Written by Michael Yang, AI/ML Big Data Architect Lead & Daan Grashoff, AI/ML Engineer
The rapid advancement of Generative AI has sparked considerable buzz in the media and business world, and companies are eager to adopt GenAI capabilities to enhance their products and services. However, the lightning speed at which this technology is developing presents new obstacles that are difficult to identify and address. Questions around data security, privacy, infrastructure management, and the complexities of model alignment and deployment are major hindrances to effectively adopting GenAI.
Amazon’s Bedrock aims to tackle these challenges. With the release of Amazon’s Bedrock, organizations of any size will be able to explore, build, and deploy Generative AI models at scale while maintaining data security and privacy. This blog will explore how customers can use AWS Bedrock to streamline their Generative AI projects.
Define Use Case
For our example, we will create a QA chatbot to assist in onboarding new employees. This chatbot enables new hires to directly seek answers from the resources available on Confluence.
Outlined below are the steps that correspond to the numbers within the architecture diagram:
Initial setup in yellow (occurs once):
- Users input their username, Confluence API key, space, and Confluence wiki URL.
- LangChain interfaces with the Confluence API, fetching and dividing all pages into smaller chunks from the specified space.
- Confluence content chunks will be embedded using the AWS Bedrock Titan embedding services.
- Embeddings are stored in the FAISS vector database.
Interaction for new hires in green:
- Users use the Streamlit interface to ask questions related to the onboarding process, HR, or general company queries.
- LangChain will use AWS Bedrock to embed the question.
- LangChain uses question embeddings to retrieve the top-k vectors containing potential answers.
- Using the prompt template, top-k contexts, and the question, LangChain prompts the AWS Bedrock language model.
- AWS Bedrock provides answers through its API.

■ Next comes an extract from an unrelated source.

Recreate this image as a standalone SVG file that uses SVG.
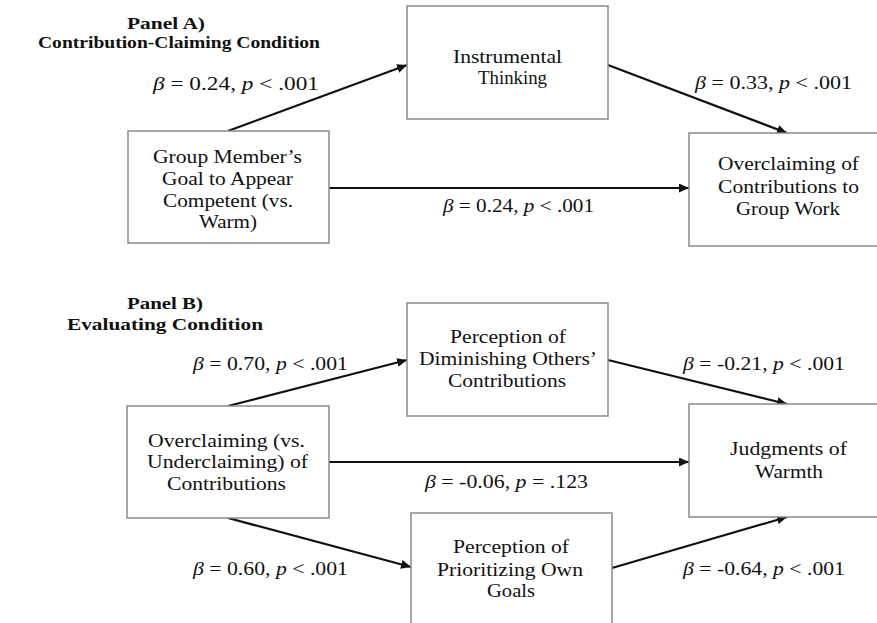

- Streamlit displays the answers and pertinent contexts. These contexts are directly connected to the original Confluence Space Page and can be accessed directly through the attached URL.
AWS Bedrock aims to accelerate the development of generative AI applications by offering FMs through an API, without managing infrastructure. AWS Bedrock supports the following FMs:
- AWS Titan (Amazon): Generative large language model (LLM) for tasks such as summarization, text generation, classification, open-ended Q&A, and information extraction
- Jurassic (AI21labs): Multilingual LLMs for text generation in Spanish, French, German, Portuguese, Italian, and Dutch
- Claude (ANTROPIC): LLM for conversations, question answering, and workflow automation based on research into training honest and responsible AI systems.
- Stable Diffusion (StabilityAI): Generation of unique realistic, high-quality images, art, logos, and designs
Data Privacy and Localization
AWS Bedrock does not use customer data to improve the Amazon Titan for other customers nor is data shared with other foundational model providers. In addition, customer data (prompts, responses, fine-tuned models) are isolated per customer and remain in the Region where they were created.
Data and Model Security
For data encryption, customer data is always encrypted in transit with a minimum of TLS1.2 and AE-256 encrypted at rest using AWS KMS-managed data encryption keys. Fine-tuned (customized) models are encrypted and stored using the customer AWS KMS key.
Users can use AWS Identity and Access Management Service (IAM) to manage inference access and allow/deny access for specific models. AWS CloudTrail is used to monitor all API activity and troubleshoot suspicious activity.
Example Use Case
We will use AWS Titan for our foundational model given its capabilities for open-ended Q&A and information extraction, aligning with our use case of a QA bot to answer onboarding questions. You can find the detailed solution in the following link.
For our evaluation, we curated 60 HR-related questions and used human judgment to interpret the generated answers from LLM. The criteria for a good answer must be factual, coherent, and non-toxic. The result shows that 94% of the answers were valid.
We’re ending this blog with some tips to elevate your QA experience.
- Prompt Template Experimentation: Engage in thoughtful prompt engineering. The prompt is pivotal for an effective QA/chatbot application. Explore zero-shot, one-shot, or few-shot prompts to tailor the interaction.
- Quality Context: Remember, the output quality relies on the input data quality. Complete, accurate context is essential for generating reliable responses.
- Fine-tune Model Parameters: Delve into additional AWS Bedrock model parameters like temperature, topP, and stop sequences to calibrate responses.
- Customize for Use Cases: Tailor the prompt template to the specific use case. Whether it’s step-by-step guides or other formats, adapt the template to your expectations.